Ее сын тоже встал, опустив руки, и как робот последовал за ней. Мишель кивнул им, но не двинулся с места. Он совсем не чувствовал усталости. Шло время, он чувствовал скорее странное присутствие наблюдаемого мира. Он сидел один в залитом солнцем коридоре на плетеном пластиковом стуле. В этом крыле больницы царил абсолютный покой. Иногда вдалеке открывалась дверь, выходила медсестра и направлялась в другой коридор. На верхних этажах городские шумы, доносившиеся снизу, были едва слышны. В состоянии полнейшей душевной отрешенности он прокручивал в мыслях последовательность обстоятельств, все этапы работы механизма, разрушившего их судьбы. Все представилось ему бесповоротным, предельно ясным, неоспоримым. Все представилось ему в застывшем свете закончившегося прошлого. Вряд ли семнадцатилетняя девушка может в наши дни оказаться такой наивной, а главное, вряд ли в наши дни семнадцатилетняя девушка придает такое значение любви. Если верить опросам и глянцевым журналам, за двадцать пять лет, прошедших с юности Аннабель, ситуация кардинально поменялась. Девушки стали рациональнее, искушеннее. Они беспокоятся прежде всего об успехах в учебе и стараются обеспечить себе достойную карьеру. Свидания с мальчиками для них просто тусовка, развлечение, в котором сексуальное удовольствие и нарциссическое удовлетворение играют более или менее одинаковую роль. В дальнейшем они стремятся заключить брак по расчету, исходя из приемлемого совпадения социально-профессионального статуса и определенной общности вкусов. Вследствие чего они, разумеется, лишают себя всякой надежды на счастье, поскольку последнее неотделимо от состояний близости и отчуждения, несовместимых с разумом в практическом применении, но девушки надеются таким образом избежать нравственных и сердечных терзаний, одолевавших их предшественниц. Впрочем, эти надежды вскоре улетучиваются: исчезновение сердечных мук и впрямь высвобождает место для скуки, ощущения пустоты, тревожного ожидания старости и смерти. Так что вторая половина жизни Аннабель оказалась гораздо печальнее и тоскливее первой, и в принципе, под конец у нее не сохранилось бы о ней никаких воспоминаний.

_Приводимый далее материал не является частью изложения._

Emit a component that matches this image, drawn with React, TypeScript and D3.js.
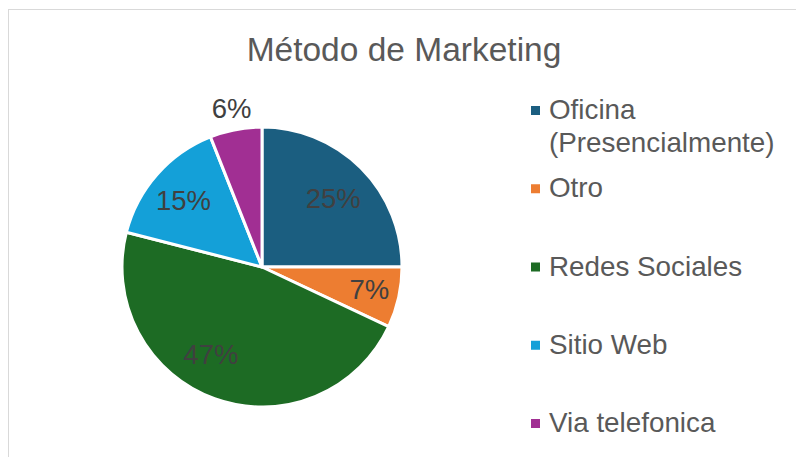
import React from "react";
import * as d3 from "d3";

const categories = ["Oficina (Presencialmente)", "Otro", "Redes Sociales", "Sitio Web", "Via telefonica"];
const legendLines = [["Oficina", "(Presencialmente)"], ["Otro"], ["Redes Sociales"], ["Sitio Web"], ["Via telefonica"]];
const values = [25, 7, 47, 15, 6];
const colors = ["#1b5e80", "#ed7d31", "#1d6b24", "#14a0d8", "#a12f93"];
const title = "Método de Marketing";

const W = 796;
const H = 457;
const FONT = "'Liberation Sans', Arial, Helvetica, sans-serif";

// label placement nudges (layout only), in px
const labelNudge = [
  [0, 2],
  [9, 0],
  [-17, -8],
  [-3, 0],
  [0, 0],
];

export default function App() {
  const cx = 262;
  const cy = 267;
  const R = 140;
  const total = d3.sum(values);
  const pie = d3.pie<number>().sort(null).value((d) => d)(values);
  const arc = d3.arc<d3.PieArcDatum<number>>().innerRadius(0).outerRadius(R);
  const inLabel = d3.arc<d3.PieArcDatum<number>>().innerRadius(R * 0.72).outerRadius(R * 0.72);
  const outLabel = d3.arc<d3.PieArcDatum<number>>().innerRadius(R + 22).outerRadius(R + 22);

  const legendX = 531;
  const lineH = 33;
  const legendY = d3.scaleLinear().domain([0, legendLines.length - 1]).range([119, 432]);

  return (
    <svg width={W} height={H} style={{ position: "absolute", left: 0, top: 0, background: "#fff" }} fontFamily={FONT}>
      <rect x={8.5} y={9.5} width={W + 20} height={H + 20} fill="#fff" stroke="#d9d9d9" strokeWidth={1} />
      <text x={404} y={61} textAnchor="middle" fontSize={33.5} fill="#595959">
        {title}
      </text>
      <g transform={`translate(${cx},${cy})`}>
        {pie.map((p, i) => (
          <path key={categories[i]} d={arc(p) as string} fill={colors[i]} stroke="#fff" strokeWidth={3} strokeLinejoin="round" />
        ))}
        {pie.map((p, i) => {
          const frac = values[i] / total;
          const [lx, ly] = frac < 0.065 ? outLabel.centroid(p) : inLabel.centroid(p);
          return (
            <text
              key={"l" + i}
              x={lx + labelNudge[i][0]}
              y={ly + labelNudge[i][1]}
              dy="0.36em"
              textAnchor="middle"
              fontSize={27.5}
              fill="#404040"
            >
              {Math.round(frac * 100) + "%"}
            </text>
          );
        })}
      </g>
      {legendLines.map((lines, i) => {
        const y = legendY(i);
        return (
          <g key={"g" + i}>
            <rect x={legendX} y={y - 13} width={9} height={9} fill={colors[i]} />
            {lines.map((ln, j) => (
              <text key={j} x={549} y={y + j * lineH} fontSize={27.8} fill="#595959">
                {ln}
              </text>
            ))}
          </g>
        );
      })}
    </svg>
  );
}
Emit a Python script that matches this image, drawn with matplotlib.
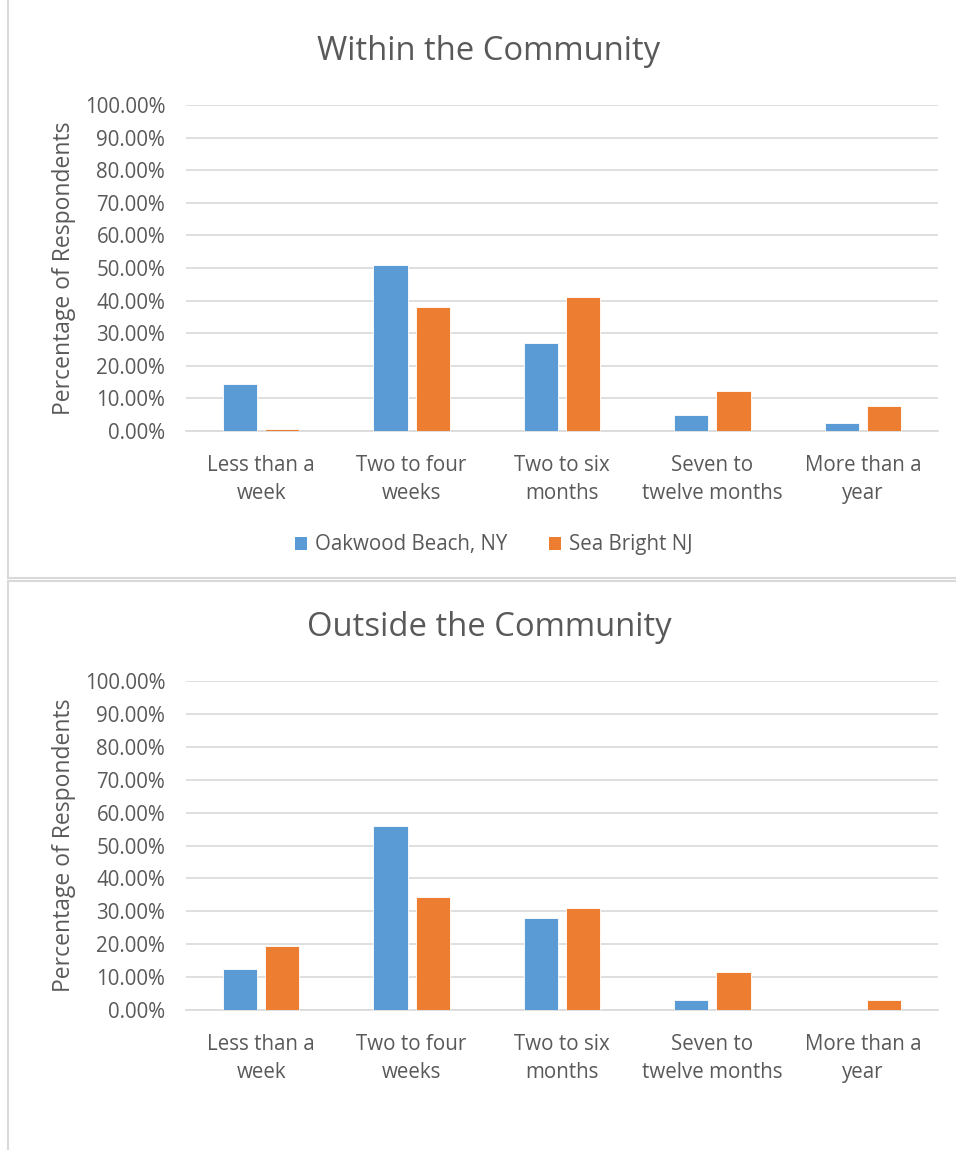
import numpy as np
import matplotlib
matplotlib.use("Agg")
import matplotlib.pyplot as plt
from matplotlib.patches import Patch
from matplotlib.lines import Line2D
from matplotlib.ticker import PercentFormatter

# data
categories = ["Less than a\nweek", "Two to four\nweeks", "Two to six\nmonths",
              "Seven to\ntwelve months", "More than a\nyear"]
series_names = ["Oakwood Beach, NY", "Sea Bright NJ"]
within_oakwood = [14.3, 51.0, 26.9, 5.0, 2.4]
within_seabright = [0.5, 37.9, 41.1, 12.2, 7.8]
outside_oakwood = [12.4, 56.0, 27.9, 3.1, 0.0]
outside_seabright = [19.4, 34.2, 31.1, 11.7, 3.1]
titles = ["Within the Community", "Outside the Community"]

BLUE = "#5B9BD5"
ORANGE = "#ED7D31"
GRID = "#D9D9D9"
TXT = "#595959"
plt.rcParams['font.family'] = ['Open Sans', 'DejaVu Sans']

W, H = 956, 1150
fig = plt.figure(figsize=(W / 100, H / 100), dpi=100)

def px_axes(x0, y0, x1, y1):
    # pixel box (top-left origin) -> figure axes
    return fig.add_axes([x0 / W, 1 - y1 / H, (x1 - x0) / W, (y1 - y0) / H])

def draw_chart(ax, blue_vals, orange_vals):
    x = np.arange(len(categories))
    bw = 0.227
    off = 0.14
    ax.bar(x - off, blue_vals, bw, color=BLUE, edgecolor="white", linewidth=0.6, zorder=3)
    ax.bar(x + off, orange_vals, bw, color=ORANGE, edgecolor="white", linewidth=0.6, zorder=3)
    ax.set_xlim(-0.5, len(categories) - 0.5)
    ax.set_ylim(0, 100)
    ax.set_yticks(np.arange(0, 101, 10))
    ax.yaxis.set_major_formatter(PercentFormatter(decimals=2))
    ax.grid(axis="y", color=GRID, linewidth=1.2, zorder=0)
    ax.set_axisbelow(True)
    for s in ["top", "right", "left"]:
        ax.spines[s].set_visible(False)
    ax.spines["bottom"].set_color(GRID)
    ax.spines["bottom"].set_linewidth(1.2)
    ax.tick_params(length=0, labelsize=14.8, labelcolor=TXT)
    ax.tick_params(axis="y", pad=15)
    ax.tick_params(axis="x", pad=17)
    ax.set_xticks(x)
    ax.set_xticklabels(categories, linespacing=1.48)
    ax.set_ylabel("Percentage of Respondents", fontsize=16.5, color=TXT, labelpad=6)

ax1 = px_axes(186, 105, 938, 431)
draw_chart(ax1, within_oakwood, within_seabright)
ax2 = px_axes(186, 681, 938, 1010)
draw_chart(ax2, outside_oakwood, outside_seabright)

fig.text(489 / W, 1 - 52 / H, titles[0], ha="center", va="center", fontsize=23.6, color=TXT)
fig.text(489 / W, 1 - 627 / H, titles[1], ha="center", va="center", fontsize=23.6, color=TXT)

handles = [Patch(facecolor=BLUE), Patch(facecolor=ORANGE)]
fig.legend(handles, series_names, loc="center", bbox_to_anchor=(494 / W, 1 - 545 / H),
           ncol=2, frameon=False, fontsize=14.8, labelcolor=TXT,
           handlelength=0.6, handleheight=0.6, handletextpad=0.4, columnspacing=2.0)

# chart-area borders
bc = "#D9D9D9"
fig.add_artist(Line2D([8 / W, 8 / W], [1, 1 - 578 / H], color=bc, lw=1.5))
fig.add_artist(Line2D([8 / W, 1], [1 - 578 / H, 1 - 578 / H], color=bc, lw=1.5))
fig.add_artist(Line2D([8 / W, 1], [1 - 581 / H, 1 - 581 / H], color=bc, lw=1.5))
fig.add_artist(Line2D([8 / W, 8 / W], [1 - 581 / H, 0], color=bc, lw=1.5))

fig.savefig("out.png", dpi=100)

Около двенадцати дня Мишель открыл дверь в палату. Дышала она еле слышно, простыня на груди почти не шевелилась – по словам врача, этого, однако, достаточно для насыщения тканей кислородом; если дыхание совсем ослабеет, они рассмотрят вопрос о вспомогательной вентиляции легких. Пока же в ее руку чуть выше локтя вонзалась игла капельницы, к виску был прикреплен электрод – и все. По белоснежной простыне скользнул луч солнца, сверкнул в копне роскошных светлых волос. Ее лицо с закрытыми глазами, чуть бледнее обычного, выглядело бесконечно спокойным, словно тревоги отпустили ее; никогда она не казалась Мишелю такой счастливой. Правда, он всегда был склонен путать кому со счастьем, но тем не менее она выглядела безмерно счастливой. Он провел рукой по ее волосам, поцеловал ее в лоб и в теплые губы. Уже слишком поздно, конечно, но все равно хорошо. Он просидел в ее палате до вечера. Выйдя в коридор, он открыл книгу буддийских медитаций, собранных доктором Эвансом-Венцем (книга лежала у него в кармане уже несколько недель; маленькая книжечка в темно-красной обложке).
Они сами лишь отчасти повинны в этом, думал он, им выпало жить в трудном мире, в мире конкуренции и борьбы, тщеславия и насилия; в гармоничном мире они не жили. С другой стороны, они ничего не сделали, чтобы изменить этот мир, не внесли свой вклад в его улучшение. Он сказал себе, что ему следовало бы сделать Аннабель ребенка, но тут же вспомнил, что он же его сделал, вернее, почти сделал, ну по крайней мере, смирился с такой перспективой; эта мысль доставила ему огромную радость. Он понял тогда, почему в последние несколько недель он испытывал такое умиротворение и нежность. Сейчас он бессилен, все бессильны в царстве болезни и смерти; но хотя бы в течение нескольких недель она чувствовала, что любима.